Challenge>
Your task is to give the listing below back word for word, pictures excluded.

Data block>
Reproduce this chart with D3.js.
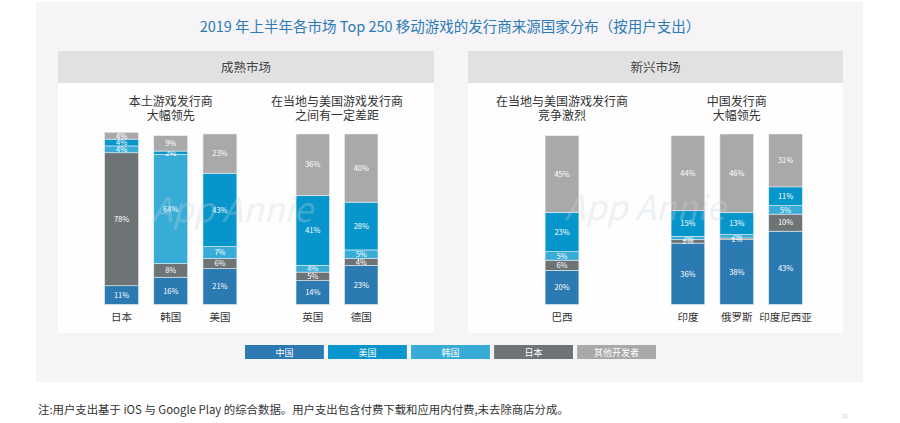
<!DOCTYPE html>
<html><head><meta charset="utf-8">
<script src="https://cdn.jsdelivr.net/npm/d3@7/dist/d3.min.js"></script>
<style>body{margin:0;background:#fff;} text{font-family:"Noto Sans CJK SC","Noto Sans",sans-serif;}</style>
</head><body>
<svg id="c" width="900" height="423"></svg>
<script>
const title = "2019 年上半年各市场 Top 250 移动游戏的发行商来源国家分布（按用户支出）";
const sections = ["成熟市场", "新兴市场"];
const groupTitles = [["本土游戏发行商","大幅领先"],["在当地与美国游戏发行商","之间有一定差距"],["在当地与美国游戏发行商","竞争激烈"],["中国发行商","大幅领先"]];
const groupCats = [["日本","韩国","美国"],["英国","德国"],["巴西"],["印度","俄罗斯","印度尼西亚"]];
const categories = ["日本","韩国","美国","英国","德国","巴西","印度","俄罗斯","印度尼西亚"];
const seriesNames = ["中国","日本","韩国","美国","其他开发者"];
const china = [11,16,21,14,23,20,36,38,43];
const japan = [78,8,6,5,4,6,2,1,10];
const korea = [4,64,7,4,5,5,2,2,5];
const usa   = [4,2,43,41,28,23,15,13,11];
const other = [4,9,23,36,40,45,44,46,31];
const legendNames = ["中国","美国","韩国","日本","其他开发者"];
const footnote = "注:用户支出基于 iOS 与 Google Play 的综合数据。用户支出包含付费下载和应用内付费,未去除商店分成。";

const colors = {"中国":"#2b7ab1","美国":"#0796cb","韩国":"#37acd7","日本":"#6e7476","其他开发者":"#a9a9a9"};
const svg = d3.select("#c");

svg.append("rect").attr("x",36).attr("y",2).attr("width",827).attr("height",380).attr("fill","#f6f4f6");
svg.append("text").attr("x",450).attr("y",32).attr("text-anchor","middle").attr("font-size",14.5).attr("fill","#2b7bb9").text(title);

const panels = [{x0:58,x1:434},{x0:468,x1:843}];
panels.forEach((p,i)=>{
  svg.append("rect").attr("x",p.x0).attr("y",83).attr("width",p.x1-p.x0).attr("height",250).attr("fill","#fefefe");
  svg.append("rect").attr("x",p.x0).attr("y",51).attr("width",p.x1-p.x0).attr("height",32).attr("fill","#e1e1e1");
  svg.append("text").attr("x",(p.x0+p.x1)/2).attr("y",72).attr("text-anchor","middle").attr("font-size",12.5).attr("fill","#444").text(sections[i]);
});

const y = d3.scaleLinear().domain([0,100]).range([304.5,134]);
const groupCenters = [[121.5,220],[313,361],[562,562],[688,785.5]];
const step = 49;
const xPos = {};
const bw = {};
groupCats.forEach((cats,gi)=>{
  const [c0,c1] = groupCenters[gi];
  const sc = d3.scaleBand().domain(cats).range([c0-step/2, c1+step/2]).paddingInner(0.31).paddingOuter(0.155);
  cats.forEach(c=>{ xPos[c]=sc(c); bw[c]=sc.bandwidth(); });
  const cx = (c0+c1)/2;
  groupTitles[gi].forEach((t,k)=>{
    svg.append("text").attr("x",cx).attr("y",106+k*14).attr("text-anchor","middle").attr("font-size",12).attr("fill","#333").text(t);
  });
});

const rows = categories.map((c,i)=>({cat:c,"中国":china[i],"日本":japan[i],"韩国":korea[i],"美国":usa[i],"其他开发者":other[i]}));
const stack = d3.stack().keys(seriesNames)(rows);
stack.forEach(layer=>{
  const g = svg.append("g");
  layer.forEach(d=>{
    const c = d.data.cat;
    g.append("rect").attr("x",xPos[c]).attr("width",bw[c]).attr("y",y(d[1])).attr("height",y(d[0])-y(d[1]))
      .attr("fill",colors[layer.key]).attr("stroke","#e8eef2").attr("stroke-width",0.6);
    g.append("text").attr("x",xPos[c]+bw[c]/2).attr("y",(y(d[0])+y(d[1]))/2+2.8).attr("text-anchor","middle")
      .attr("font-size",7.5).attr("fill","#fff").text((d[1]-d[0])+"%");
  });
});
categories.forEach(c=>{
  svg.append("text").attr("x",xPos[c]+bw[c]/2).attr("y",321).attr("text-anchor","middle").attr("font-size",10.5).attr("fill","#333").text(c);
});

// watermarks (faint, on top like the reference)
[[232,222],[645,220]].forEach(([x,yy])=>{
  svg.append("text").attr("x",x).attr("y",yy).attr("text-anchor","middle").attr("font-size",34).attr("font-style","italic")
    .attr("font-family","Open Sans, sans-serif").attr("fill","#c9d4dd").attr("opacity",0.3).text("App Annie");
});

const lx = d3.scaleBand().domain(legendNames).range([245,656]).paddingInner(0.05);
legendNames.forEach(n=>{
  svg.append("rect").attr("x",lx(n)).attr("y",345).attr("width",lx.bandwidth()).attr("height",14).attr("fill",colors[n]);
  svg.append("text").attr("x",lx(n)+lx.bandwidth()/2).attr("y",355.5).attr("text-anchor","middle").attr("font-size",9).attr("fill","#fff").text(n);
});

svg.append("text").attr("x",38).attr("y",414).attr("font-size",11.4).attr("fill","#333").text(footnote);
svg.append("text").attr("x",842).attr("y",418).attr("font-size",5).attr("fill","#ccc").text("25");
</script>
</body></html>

Solution to this exercise>
Reproduce this chart with D3.js.
<!DOCTYPE html>
<html><head><meta charset="utf-8">
<script src="https://cdn.jsdelivr.net/npm/d3@7/dist/d3.min.js"></script>
<style>body{margin:0;background:#fff;} text{font-family:"Noto Sans CJK SC","Noto Sans",sans-serif;}</style>
</head><body>
<svg id="c" width="900" height="423"></svg>
<script>
const title = "2019 年上半年各市场 Top 250 移动游戏的发行商来源国家分布（按用户支出）";
const sections = ["成熟市场", "新兴市场"];
const groupTitles = [["本土游戏发行商","大幅领先"],["在当地与美国游戏发行商","之间有一定差距"],["在当地与美国游戏发行商","竞争激烈"],["中国发行商","大幅领先"]];
const groupCats = [["日本","韩国","美国"],["英国","德国"],["巴西"],["印度","俄罗斯","印度尼西亚"]];
const categories = ["日本","韩国","美国","英国","德国","巴西","印度","俄罗斯","印度尼西亚"];
const seriesNames = ["中国","日本","韩国","美国","其他开发者"];
const china = [11,16,21,14,23,20,36,38,43];
const japan = [78,8,6,5,4,6,2,1,10];
const korea = [4,64,7,4,5,5,2,2,5];
const usa   = [4,2,43,41,28,23,15,13,11];
const other = [4,9,23,36,40,45,44,46,31];
const legendNames = ["中国","美国","韩国","日本","其他开发者"];
const footnote = "注:用户支出基于 iOS 与 Google Play 的综合数据。用户支出包含付费下载和应用内付费,未去除商店分成。";

const colors = {"中国":"#2b7ab1","美国":"#0796cb","韩国":"#37acd7","日本":"#6e7476","其他开发者":"#a9a9a9"};
const svg = d3.select("#c");

svg.append("rect").attr("x",36).attr("y",2).attr("width",827).attr("height",380).attr("fill","#f6f4f6");
svg.append("text").attr("x",450).attr("y",32).attr("text-anchor","middle").attr("font-size",14.5).attr("fill","#2b7bb9").text(title);

const panels = [{x0:58,x1:434},{x0:468,x1:843}];
panels.forEach((p,i)=>{
  svg.append("rect").attr("x",p.x0).attr("y",83).attr("width",p.x1-p.x0).attr("height",250).attr("fill","#fefefe");
  svg.append("rect").attr("x",p.x0).attr("y",51).attr("width",p.x1-p.x0).attr("height",32).attr("fill","#e1e1e1");
  svg.append("text").attr("x",(p.x0+p.x1)/2).attr("y",72).attr("text-anchor","middle").attr("font-size",12.5).attr("fill","#444").text(sections[i]);
});

const y = d3.scaleLinear().domain([0,100]).range([304.5,134]);
const groupCenters = [[121.5,220],[313,361],[562,562],[688,785.5]];
const step = 49;
const xPos = {};
const bw = {};
groupCats.forEach((cats,gi)=>{
  const [c0,c1] = groupCenters[gi];
  const sc = d3.scaleBand().domain(cats).range([c0-step/2, c1+step/2]).paddingInner(0.31).paddingOuter(0.155);
  cats.forEach(c=>{ xPos[c]=sc(c); bw[c]=sc.bandwidth(); });
  const cx = (c0+c1)/2;
  groupTitles[gi].forEach((t,k)=>{
    svg.append("text").attr("x",cx).attr("y",106+k*14).attr("text-anchor","middle").attr("font-size",12).attr("fill","#333").text(t);
  });
});

const rows = categories.map((c,i)=>({cat:c,"中国":china[i],"日本":japan[i],"韩国":korea[i],"美国":usa[i],"其他开发者":other[i]}));
const stack = d3.stack().keys(seriesNames)(rows);
stack.forEach(layer=>{
  const g = svg.append("g");
  layer.forEach(d=>{
    const c = d.data.cat;
    g.append("rect").attr("x",xPos[c]).attr("width",bw[c]).attr("y",y(d[1])).attr("height",y(d[0])-y(d[1]))
      .attr("fill",colors[layer.key]).attr("stroke","#e8eef2").attr("stroke-width",0.6);
    g.append("text").attr("x",xPos[c]+bw[c]/2).attr("y",(y(d[0])+y(d[1]))/2+2.8).attr("text-anchor","middle")
      .attr("font-size",7.5).attr("fill","#fff").text((d[1]-d[0])+"%");
  });
});
categories.forEach(c=>{
  svg.append("text").attr("x",xPos[c]+bw[c]/2).attr("y",321).attr("text-anchor","middle").attr("font-size",10.5).attr("fill","#333").text(c);
});

// watermarks (faint, on top like the reference)
[[232,222],[645,220]].forEach(([x,yy])=>{
  svg.append("text").attr("x",x).attr("y",yy).attr("text-anchor","middle").attr("font-size",34).attr("font-style","italic")
    .attr("font-family","Open Sans, sans-serif").attr("fill","#c9d4dd").attr("opacity",0.3).text("App Annie");
});

const lx = d3.scaleBand().domain(legendNames).range([245,656]).paddingInner(0.05);
legendNames.forEach(n=>{
  svg.append("rect").attr("x",lx(n)).attr("y",345).attr("width",lx.bandwidth()).attr("height",14).attr("fill",colors[n]);
  svg.append("text").attr("x",lx(n)+lx.bandwidth()/2).attr("y",355.5).attr("text-anchor","middle").attr("font-size",9).attr("fill","#fff").text(n);
});

svg.append("text").attr("x",38).attr("y",414).attr("font-size",11.4).attr("fill","#333").text(footnote);
svg.append("text").attr("x",842).attr("y",418).attr("font-size",5).attr("fill","#ccc").text("25");
</script>
</body></html>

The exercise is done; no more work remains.